Federal authorities in Maryland say it was a lie.
On Tuesday, Hillar, 66. of Millersville, was charged in U.S. District Court in Baltimore with mail fraud. According to court records, Hillar has given speeches and taught workshops at institutions, including the California-based Monterey Institute for International Studies, for the past decade.
"The complaint alleges that William G. Hillar was living a lie and basing his entire career on experience he did not have and credentials that he did not earn," U.S. Attorney Rod Rosenstein said in a statement. "He was never a colonel, never served in the U.S. Army, never was deployed to exotic locales and never received training in counter-terrorism and psychological warfare while in the armed forces."
Officials said that over the course of the scheme Hillar has been paid more than $100,000 by public and private institutions, including law enforcement agencies.

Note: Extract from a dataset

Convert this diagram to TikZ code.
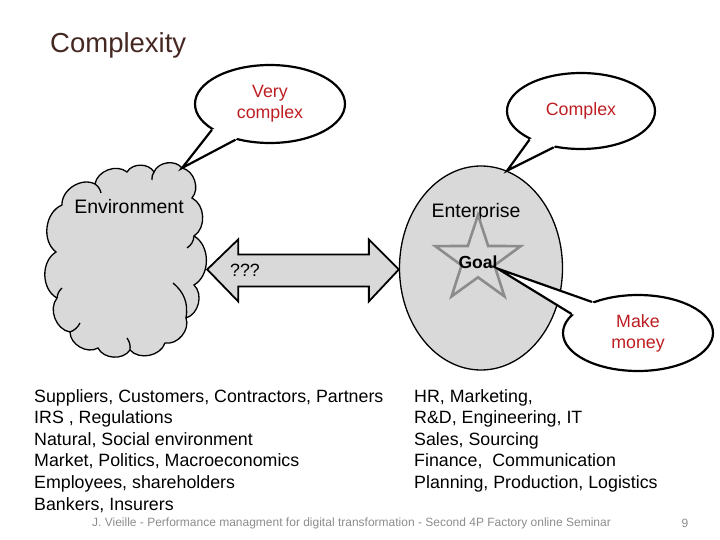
\documentclass[tikz,border=0pt]{standalone}
\usepackage{fontspec}
\setmainfont{Liberation Sans}
\usetikzlibrary{shapes.geometric, calc}

\definecolor{talkred}{RGB}{190,30,35}
\definecolor{titlebrown}{RGB}{70,40,35}
\definecolor{blobgray}{RGB}{217,217,217}
\definecolor{footgray}{RGB}{140,140,140}

% callout tail: bubble, two border angles, tip
\newcommand{\bubbletail}[4]{%
  \fill[white] (#1.#2) -- (#4) -- (#1.#3)
    -- ($(#1.#3)!0.2!(#1.center)$) -- ($(#1.#2)!0.2!(#1.center)$) -- cycle;
  \draw[line width=2.2pt, line join=miter] (#1.#2) -- (#4) -- (#1.#3);}

\begin{document}
\begin{tikzpicture}[
    x=1pt, y=-1pt,
    bubble/.style={ellipse, draw=black, fill=white, line width=2.2pt,
      inner sep=0pt, align=center, text=talkred,
      font=\fontsize{17.8}{21}\selectfont},
    blob/.style={draw=black, fill=blobgray, line width=1.3pt},
    puff/.style={bend left=60},
    label/.style={font=\fontsize{19.5}{22}\selectfont, inner sep=0pt},
    listtext/.style={align=left, anchor=north west, inner sep=0pt,
      font=\fontsize{17.8}{21.6}\selectfont},
]
\useasboundingbox (0,0) rectangle (720,540);

% ---- title ----
\node[anchor=base west, inner sep=0pt, text=titlebrown,
      font=\fontsize{27.5}{30}\selectfont] (title) at (50,53) {Complexity};

% ---- environment cloud ----
\node[minimum width=165pt, minimum height=201pt, inner sep=0pt]
  (env) at (124.5,262) {};
\coordinate (cloudtip) at (182,168);
\draw[blob]
  (56,252) to[puff] (62,205) to[puff] (95,184) to[puff] (127,172)
  to[puff] (154,172) to[puff] (cloudtip) to[puff] (192,198)
  to[puff] (194,236) to[puff] (194,285) to[puff] (186,318)
  to[puff] (165,343) to[puff] (130,350) to[puff] (98,348)
  to[puff] (70,332) to[puff] (57,298) to[puff] cycle;
% inner puff creases
\draw[line width=1.3pt]
  (95,184) to[bend left=20] (101,193)
  (154,172) to[bend right=20] (152,180)
  (194,236) to[bend left=25] (187,248)
  (186,318) to[bend right=30] (173,283)
  (130,350) to[bend right=20] (127,338)
  (70,332) to[bend right=20] (80,323)
  (57,298) to[bend left=20] (62,288);
\node[label, anchor=base] (envlbl) at (129,214) {Environment};

% ---- enterprise ----
\node[ellipse, blob, minimum width=163pt, minimum height=204pt,
      inner sep=0pt] (ent) at (481,268) {};
\node[label, anchor=base] (entlbl) at (476,218) {Enterprise};
\node[star, star points=5, star point ratio=2.6, draw=black!45,
      line width=2.6pt, minimum size=90pt, inner sep=0pt]
  (star) at (478,260) {};
\node[font=\fontsize{17.5}{20}\selectfont\bfseries, inner sep=0pt]
  (goal) at (478,262) {Goal};

% ---- ??? double arrow ----
\coordinate (ar) at (ent.181);
\coordinate (al) at (env.east |- ar);
\draw[blob, line width=1.8pt, line join=miter]
  (al) -- ++(31,-30) -- ++(0,15) -- ($(ar)+(-30,-15)$) -- ++(0,-15)
  -- (ar) -- ++(-30,32) -- ++(0,-15) -- ($(al)+(31,17)$) -- ++(0,15)
  -- cycle;
\node[anchor=west, font=\fontsize{17.8}{21}\selectfont, inner sep=0pt]
  (unk) at (230,270) {???};

% ---- speech bubbles ----
\node[bubble, minimum width=150pt, minimum height=78pt]
  (vc) at (270,104) {Very\\complex};
\bubbletail{vc}{204}{226}{cloudtip}

\node[bubble, minimum width=148pt, minimum height=76pt]
  (cx) at (581,111) {Complex};
\bubbletail{cx}{209}{233}{ent.75}

\node[bubble, minimum width=150pt, minimum height=76pt]
  (mm) at (638,333) {Make\\money};
\bubbletail{mm}{146}{164}{goal.south east}

% ---- lists ----
\node[listtext] (envlist) at (34,389)
  {Suppliers, Customers, Contractors, Partners\\
   IRS , Regulations\\
   Natural, Social environment\\
   Market, Politics, Macroeconomics\\
   Employees, shareholders\\
   Bankers, Insurers};
\node[listtext] (entlist) at (414,389)
  {HR, Marketing,\\
   R\&D, Engineering, IT\\
   Sales, Sourcing\\
   Finance,\ \ Communication\\
   Planning, Production, Logistics};

% ---- footer ----
\node[font=\fontsize{12}{14}\selectfont, text=footgray, inner sep=0pt]
  (foot) at (351.5,523)
  {J. Vieille - Performance managment for digital transformation - Second 4P Factory online Seminar};
\node[font=\fontsize{12}{14}\selectfont, text=footgray, inner sep=0pt]
  (page) at (685,523) {9};

\end{tikzpicture}
\end{document}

FBI special agent David A. Rodski wrote in a criminal complaint that a search of U.S. Army records showed no sign that Hillar had served. Hillar was in the Coast Guard from 1962 to 1970, authorities said, but was never deployed to Asia the Middle East or Central and South America.
Jason Warburg, a spokesman for the Monterey Institute for International Studies, a graduate school of Middlebury College in Vermont, said some students with military backgrounds became suspicious of Hillar's credentials after he taught an October workshop on human trafficking. The students approached institute officials, who launched an investigation.
Hillar was a contract employee who taught 12 workshops at the institute since 2005, Warburg said. He said the institute previously had a policy of conducting background checks on all full-time and adjunct faculty members, but in light of this incident has expanded the policy to include instructors who are contractors.
Hillar also claimed on his now defunct web site, billhillartraining.com, that he earned a PhD from the University of Oregon, federal authorities said. University officials said he was a student in the early 1970s, but wasn't awarded a post-secondary degree, court papers say.
The Monterey Institute has informed students who took Hillar's courses that they can register for substitute classes at no cost.